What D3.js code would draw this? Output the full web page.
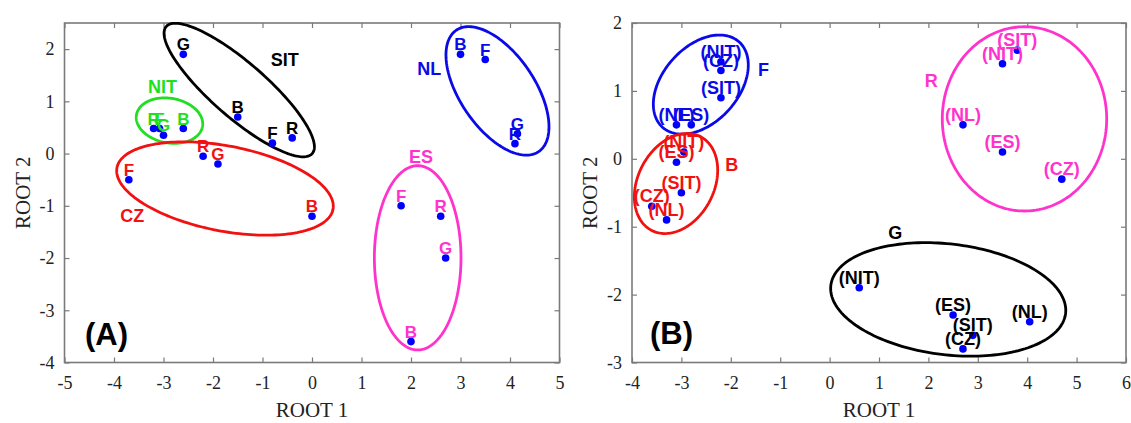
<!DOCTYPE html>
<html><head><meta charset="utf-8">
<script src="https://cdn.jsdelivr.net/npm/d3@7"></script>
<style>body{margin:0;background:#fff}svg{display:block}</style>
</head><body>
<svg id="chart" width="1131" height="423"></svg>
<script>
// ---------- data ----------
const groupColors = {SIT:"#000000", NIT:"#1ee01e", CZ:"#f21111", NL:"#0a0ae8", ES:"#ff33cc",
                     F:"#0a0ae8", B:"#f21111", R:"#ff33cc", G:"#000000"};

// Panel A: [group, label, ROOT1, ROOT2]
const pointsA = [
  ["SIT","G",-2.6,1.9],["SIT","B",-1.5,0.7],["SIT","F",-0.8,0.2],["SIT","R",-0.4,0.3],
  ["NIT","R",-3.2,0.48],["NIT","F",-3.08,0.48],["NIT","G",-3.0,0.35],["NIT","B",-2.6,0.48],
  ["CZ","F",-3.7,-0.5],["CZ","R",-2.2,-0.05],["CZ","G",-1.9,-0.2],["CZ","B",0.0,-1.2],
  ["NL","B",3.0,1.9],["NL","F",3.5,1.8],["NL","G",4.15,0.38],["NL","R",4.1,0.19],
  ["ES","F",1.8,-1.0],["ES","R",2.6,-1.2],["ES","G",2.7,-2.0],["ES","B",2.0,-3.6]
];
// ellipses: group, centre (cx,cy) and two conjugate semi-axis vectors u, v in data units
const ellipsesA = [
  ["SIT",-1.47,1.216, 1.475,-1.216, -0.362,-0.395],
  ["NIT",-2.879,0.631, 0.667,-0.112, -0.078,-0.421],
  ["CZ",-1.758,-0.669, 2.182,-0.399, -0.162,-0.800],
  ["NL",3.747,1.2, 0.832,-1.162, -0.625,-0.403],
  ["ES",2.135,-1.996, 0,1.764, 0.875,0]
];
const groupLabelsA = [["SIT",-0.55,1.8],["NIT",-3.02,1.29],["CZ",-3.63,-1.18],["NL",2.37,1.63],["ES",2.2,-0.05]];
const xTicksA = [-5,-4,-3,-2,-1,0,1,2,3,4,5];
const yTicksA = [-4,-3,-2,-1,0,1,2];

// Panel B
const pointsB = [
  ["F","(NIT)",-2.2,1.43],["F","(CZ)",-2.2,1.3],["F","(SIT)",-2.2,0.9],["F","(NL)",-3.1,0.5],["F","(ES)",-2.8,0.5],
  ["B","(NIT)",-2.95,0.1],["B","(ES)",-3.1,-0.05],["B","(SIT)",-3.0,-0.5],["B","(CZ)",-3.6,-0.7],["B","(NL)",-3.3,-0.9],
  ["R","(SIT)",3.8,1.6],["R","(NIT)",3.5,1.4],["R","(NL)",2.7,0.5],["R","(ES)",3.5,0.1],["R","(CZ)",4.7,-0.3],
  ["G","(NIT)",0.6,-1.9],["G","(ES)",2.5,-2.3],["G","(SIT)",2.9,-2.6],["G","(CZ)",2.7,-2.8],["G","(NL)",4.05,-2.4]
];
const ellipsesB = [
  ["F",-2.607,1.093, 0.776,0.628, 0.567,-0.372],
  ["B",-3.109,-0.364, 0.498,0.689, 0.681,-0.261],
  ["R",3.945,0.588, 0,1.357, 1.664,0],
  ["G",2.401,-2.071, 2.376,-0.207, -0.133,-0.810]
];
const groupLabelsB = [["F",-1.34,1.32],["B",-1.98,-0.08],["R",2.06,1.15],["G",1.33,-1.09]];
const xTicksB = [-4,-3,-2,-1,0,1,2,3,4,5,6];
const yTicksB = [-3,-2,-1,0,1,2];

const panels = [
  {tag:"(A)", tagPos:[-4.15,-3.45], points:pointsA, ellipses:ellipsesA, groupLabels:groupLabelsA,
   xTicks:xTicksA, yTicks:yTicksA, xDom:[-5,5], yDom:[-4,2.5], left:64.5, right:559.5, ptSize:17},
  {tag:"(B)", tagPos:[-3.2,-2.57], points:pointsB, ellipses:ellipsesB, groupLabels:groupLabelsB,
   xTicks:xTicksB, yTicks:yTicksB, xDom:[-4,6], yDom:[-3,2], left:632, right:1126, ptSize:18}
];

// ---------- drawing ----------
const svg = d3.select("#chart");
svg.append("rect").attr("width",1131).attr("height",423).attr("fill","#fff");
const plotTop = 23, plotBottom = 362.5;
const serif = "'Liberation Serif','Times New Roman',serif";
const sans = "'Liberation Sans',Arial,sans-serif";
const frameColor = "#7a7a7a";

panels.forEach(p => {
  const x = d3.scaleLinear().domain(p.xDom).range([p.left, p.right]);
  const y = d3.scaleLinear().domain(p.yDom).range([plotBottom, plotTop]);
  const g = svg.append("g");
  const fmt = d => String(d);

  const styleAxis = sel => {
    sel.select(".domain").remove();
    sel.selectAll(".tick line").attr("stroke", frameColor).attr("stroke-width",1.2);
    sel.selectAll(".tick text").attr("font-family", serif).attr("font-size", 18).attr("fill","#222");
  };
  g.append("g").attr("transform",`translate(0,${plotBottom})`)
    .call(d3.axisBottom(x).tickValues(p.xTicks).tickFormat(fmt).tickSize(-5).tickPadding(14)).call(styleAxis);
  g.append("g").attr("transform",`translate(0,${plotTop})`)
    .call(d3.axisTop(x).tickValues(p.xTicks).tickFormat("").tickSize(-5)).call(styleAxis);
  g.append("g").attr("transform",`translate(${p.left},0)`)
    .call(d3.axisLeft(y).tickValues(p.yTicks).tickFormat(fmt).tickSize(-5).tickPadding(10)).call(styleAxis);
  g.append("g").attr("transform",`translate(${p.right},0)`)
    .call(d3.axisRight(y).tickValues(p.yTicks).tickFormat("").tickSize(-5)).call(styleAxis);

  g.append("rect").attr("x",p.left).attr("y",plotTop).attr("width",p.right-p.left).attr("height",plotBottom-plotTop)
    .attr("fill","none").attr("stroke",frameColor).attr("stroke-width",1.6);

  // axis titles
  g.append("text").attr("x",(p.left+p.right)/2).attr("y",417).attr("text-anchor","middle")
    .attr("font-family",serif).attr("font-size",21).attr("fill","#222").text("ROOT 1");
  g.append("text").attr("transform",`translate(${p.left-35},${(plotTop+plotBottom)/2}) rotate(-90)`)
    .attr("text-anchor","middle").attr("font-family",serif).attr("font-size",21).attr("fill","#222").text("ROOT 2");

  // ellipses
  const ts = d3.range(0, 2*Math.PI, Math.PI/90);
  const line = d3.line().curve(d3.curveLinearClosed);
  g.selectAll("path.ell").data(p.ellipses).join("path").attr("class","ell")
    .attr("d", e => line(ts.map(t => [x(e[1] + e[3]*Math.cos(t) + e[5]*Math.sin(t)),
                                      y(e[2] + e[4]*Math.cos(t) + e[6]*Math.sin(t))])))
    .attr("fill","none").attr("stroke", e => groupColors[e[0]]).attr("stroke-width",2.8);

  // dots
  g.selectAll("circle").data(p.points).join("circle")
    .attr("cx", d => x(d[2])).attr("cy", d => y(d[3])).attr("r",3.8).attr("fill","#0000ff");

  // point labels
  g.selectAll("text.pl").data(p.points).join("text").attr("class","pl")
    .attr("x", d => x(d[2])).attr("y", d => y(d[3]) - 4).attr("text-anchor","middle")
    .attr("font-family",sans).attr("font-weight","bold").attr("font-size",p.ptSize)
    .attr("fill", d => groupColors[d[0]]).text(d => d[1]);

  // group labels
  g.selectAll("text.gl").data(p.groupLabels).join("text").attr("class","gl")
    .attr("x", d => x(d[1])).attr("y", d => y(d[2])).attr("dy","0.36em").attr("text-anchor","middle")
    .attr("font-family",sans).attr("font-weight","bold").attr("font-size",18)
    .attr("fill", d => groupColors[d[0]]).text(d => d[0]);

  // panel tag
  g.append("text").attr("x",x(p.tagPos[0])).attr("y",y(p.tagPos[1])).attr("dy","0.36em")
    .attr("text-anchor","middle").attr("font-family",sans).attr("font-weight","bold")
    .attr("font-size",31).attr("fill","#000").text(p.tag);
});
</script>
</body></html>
###
Exercise aim> Go from the first line of the data above to the line containing "const yTicksA = [-4,-3,-2,-1,0,1,2];" and retype exactly those lines, both included, but none of the pictures.

Written answer>
What D3.js code would draw this? Output the full web page.
<!DOCTYPE html>
<html><head><meta charset="utf-8">
<script src="https://cdn.jsdelivr.net/npm/d3@7"></script>
<style>body{margin:0;background:#fff}svg{display:block}</style>
</head><body>
<svg id="chart" width="1131" height="423"></svg>
<script>
// ---------- data ----------
const groupColors = {SIT:"#000000", NIT:"#1ee01e", CZ:"#f21111", NL:"#0a0ae8", ES:"#ff33cc",
                     F:"#0a0ae8", B:"#f21111", R:"#ff33cc", G:"#000000"};

// Panel A: [group, label, ROOT1, ROOT2]
const pointsA = [
  ["SIT","G",-2.6,1.9],["SIT","B",-1.5,0.7],["SIT","F",-0.8,0.2],["SIT","R",-0.4,0.3],
  ["NIT","R",-3.2,0.48],["NIT","F",-3.08,0.48],["NIT","G",-3.0,0.35],["NIT","B",-2.6,0.48],
  ["CZ","F",-3.7,-0.5],["CZ","R",-2.2,-0.05],["CZ","G",-1.9,-0.2],["CZ","B",0.0,-1.2],
  ["NL","B",3.0,1.9],["NL","F",3.5,1.8],["NL","G",4.15,0.38],["NL","R",4.1,0.19],
  ["ES","F",1.8,-1.0],["ES","R",2.6,-1.2],["ES","G",2.7,-2.0],["ES","B",2.0,-3.6]
];
// ellipses: group, centre (cx,cy) and two conjugate semi-axis vectors u, v in data units
const ellipsesA = [
  ["SIT",-1.47,1.216, 1.475,-1.216, -0.362,-0.395],
  ["NIT",-2.879,0.631, 0.667,-0.112, -0.078,-0.421],
  ["CZ",-1.758,-0.669, 2.182,-0.399, -0.162,-0.800],
  ["NL",3.747,1.2, 0.832,-1.162, -0.625,-0.403],
  ["ES",2.135,-1.996, 0,1.764, 0.875,0]
];
const groupLabelsA = [["SIT",-0.55,1.8],["NIT",-3.02,1.29],["CZ",-3.63,-1.18],["NL",2.37,1.63],["ES",2.2,-0.05]];
const xTicksA = [-5,-4,-3,-2,-1,0,1,2,3,4,5];
const yTicksA = [-4,-3,-2,-1,0,1,2];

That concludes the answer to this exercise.